The two ships –INS Kolkata and Shakti -- that participated in the 'Group Sail' were the same vessels that took part in the International Fleet Review in China’s port city of Qingdao
In 2017, China opened its first overseas military facility in Djibouti
NEW DELHI :
Two Indian naval ships joined their counterparts from the US, Japan, and The Philippines for a “Group Sail" exercise through the contested waters of the South China Sea, underlining India’s commitment to working with partners to ensure safe and open sea lanes, the Indian Navy said in a statement on Thursday.
Incidentally, the two ships –INS Kolkata and Shakti -- that participated in the “Group Sail" were the same vessels that took part in the International Fleet Review in China’s port city of Qingdao as part of the 70th anniversary celebrations of Chinese People’s Liberation Army (Navy), the Indian Navy statement said. The two ships then sailed to Busan in South Korea where they represented India in the Maritime Security (MS) Field Training Exercise before sailing back home, it said.
The exercise comes at a time when India has been warily looking at increased Chinese activity in the northern Indian Ocean, traditionally seen as India’s backyard. The presence of Chinese ships and submarines has been on the rise.
In 2017, China opened its first overseas military facility in Djibouti and has also been investing heavily in infrastructure along Africa’s eastern coast – in Tanzania and Kenya – as part of its ambitious Belt and Road Initiative (BRI). A recent Pentagon report noted that as China goes ahead with the BRI, the project would “probably drive military overseas basing through a perceived need to provide security" for these projects.
Though India has joined hands with the US, Japan, and Australia for talks on “a free and open Indo-Pacific region," New Delhi has been seen as unwilling to formally forge an alliance with these countries to counterbalance China.
According to analysts, “much should not be read into this ‘Group Sail’" through the South China Sea, large parts of which are claimed by China and its neighbours like The Philippines.
Abhijit Singh, who heads the Maritime Policy Initiative at the New Delhi based Observer Research Foundation think tank was of the view that the sail through the South China Sea was a “‘professional interaction’ in safe waters, and no challenge to China."

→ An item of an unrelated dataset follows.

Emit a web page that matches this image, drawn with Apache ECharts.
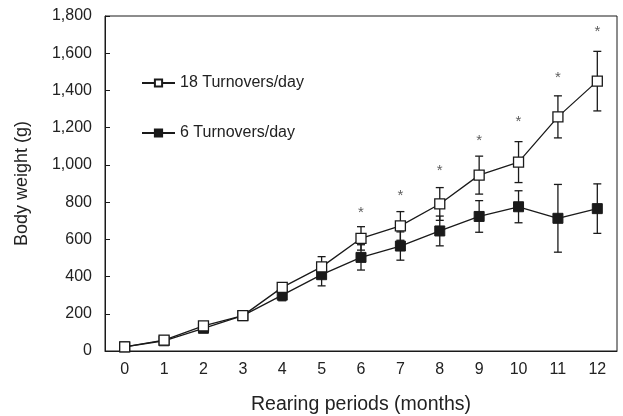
<!DOCTYPE html>
<html>
<head>
    <meta charset="UTF-8">
    <title>Body weight</title>
    <script src="https://cdn.jsdelivr.net/npm/echarts@6/dist/echarts.min.js"></script>
</head>
<body style="margin:0">
    <div id="chart" style="width:623px; height:416px;"></div>
    <script>
        var months = ['0', '1', '2', '3', '4', '5', '6', '7', '8', '9', '10', '11', '12'];
        var high = [22, 58, 135, 190, 342, 452, 605, 672, 790, 945, 1015, 1258, 1450];
        var highSd = [5, 8, 10, 10, 15, 55, 63, 77, 88, 102, 110, 113, 160];
        var low = [22, 55, 122, 190, 300, 410, 503, 564, 645, 723, 775, 713, 765];
        var lowSd = [5, 6, 10, 10, 30, 60, 68, 76, 80, 85, 86, 182, 133];
        var stars = [null, null, null, null, null, null, 761, 849, 983, 1144, 1247, 1483, 1730];
        var yTicks = [0, 200, 400, 600, 800, 1000, 1200, 1400, 1600, 1800];

        var ink = '#1a1a1a';
        var font = 'Liberation Sans';

        function errRows(mean, sd) {
            return mean.map(function (m, i) { return [i, m - sd[i], m + sd[i]]; });
        }

        function renderErr(params, api) {
            var x = api.value(0);
            var lo = api.coord([x, api.value(1)]);
            var hi = api.coord([x, api.value(2)]);
            var w = 4;
            var st = { stroke: ink, lineWidth: 1.3 };
            return {
                type: 'group',
                children: [
                    { type: 'line', shape: { x1: lo[0], y1: lo[1], x2: hi[0], y2: hi[1] }, style: st },
                    { type: 'line', shape: { x1: lo[0] - w, y1: lo[1], x2: lo[0] + w, y2: lo[1] }, style: st },
                    { type: 'line', shape: { x1: hi[0] - w, y1: hi[1], x2: hi[0] + w, y2: hi[1] }, style: st }
                ]
            };
        }

        var chart = echarts.init(document.getElementById('chart'), null, { renderer: 'canvas' });
        chart.setOption({
            animation: false,
            textStyle: { fontFamily: font },
            grid: {
                left: 105, right: 6, top: 16, bottom: 65, outerBoundsMode: 'none',
                show: true, borderColor: ink, borderWidth: 1
            },
            legend: {
                data: ['18 Turnovers/day', '6 Turnovers/day'],
                orient: 'vertical',
                left: 136,
                top: 68,
                itemGap: 30,
                itemWidth: 33,
                itemHeight: 9,
                textStyle: { fontSize: 16, lineHeight: 20, color: '#222', fontFamily: font }
            },
            xAxis: {
                type: 'category',
                data: months,
                name: 'Rearing periods (months)',
                nameLocation: 'middle',
                nameGap: 44,
                nameTextStyle: { fontSize: 19.5, color: '#222' },
                axisLine: { lineStyle: { color: ink } },
                axisTick: { inside: true, length: 5, lineStyle: { color: ink } },
                axisLabel: { fontSize: 16, color: '#222', margin: 11 }
            },
            yAxis: {
                type: 'value',
                min: 0,
                max: 1800,
                interval: 200,
                name: 'Body weight (g)',
                nameLocation: 'middle',
                nameGap: 74,
                nameTextStyle: { fontSize: 18, color: '#222' },
                splitLine: { show: false },
                axisLine: { show: true, lineStyle: { color: ink } },
                axisTick: { show: true, inside: true, length: 5, lineStyle: { color: ink } },
                axisLabel: {
                    fontSize: 16, color: '#222', margin: 13,
                    formatter: function (v) { return yTicks.indexOf(v) >= 0 ? v.toLocaleString('en-US') : ''; }
                }
            },
            series: [
                {
                    type: 'custom', renderItem: renderErr, data: errRows(high, highSd),
                    encode: { x: 0, y: [1, 2] }, z: 1, silent: true
                },
                {
                    type: 'custom', renderItem: renderErr, data: errRows(low, lowSd),
                    encode: { x: 0, y: [1, 2] }, z: 1, silent: true
                },
                {
                    name: '18 Turnovers/day', type: 'line', data: high,
                    symbol: 'rect', symbolSize: 10, showAllSymbol: true, z: 3,
                    lineStyle: { color: ink, width: 1.3 },
                    itemStyle: { color: '#fff', borderColor: ink, borderWidth: 1.3 }
                },
                {
                    name: '6 Turnovers/day', type: 'line', data: low,
                    symbol: 'rect', symbolSize: 10, showAllSymbol: true, z: 2,
                    lineStyle: { color: ink, width: 1.3 },
                    itemStyle: { color: ink, borderColor: ink, borderWidth: 1 }
                },
                {
                    type: 'scatter', data: stars, symbolSize: 0, silent: true,
                    label: { show: true, position: 'inside', formatter: '*', fontSize: 15, color: '#333', offset: [0, 3] }
                }
            ]
        });
    </script>
</body>
</html>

“A combined PASSEX (passage exercise) is really no substitute for sustained, high-end joint exercises" which conveys “strategic intent," he said.
According to the Indian navy, the “six-day long Group Sail had participation of six combatants from the four participating countries and included the Guided Missile Destroyer INS Kolkata and Fleet Support Ship INS Shakti of India, Helicopter Carrier JMSDF (Japan Maritime Self Defence Force) Izumo and Guided Missile Destroyer JMSDF Murasame of Japan; Frigate BRP Andres Bonifacio of Philippines and Arleigh Burke Class Destroyer USS Williams P Lawrence of USA.
The Group Sail was aimed at deepening existing partnership and foster mutual understanding among participating navies, the Indian Navy said.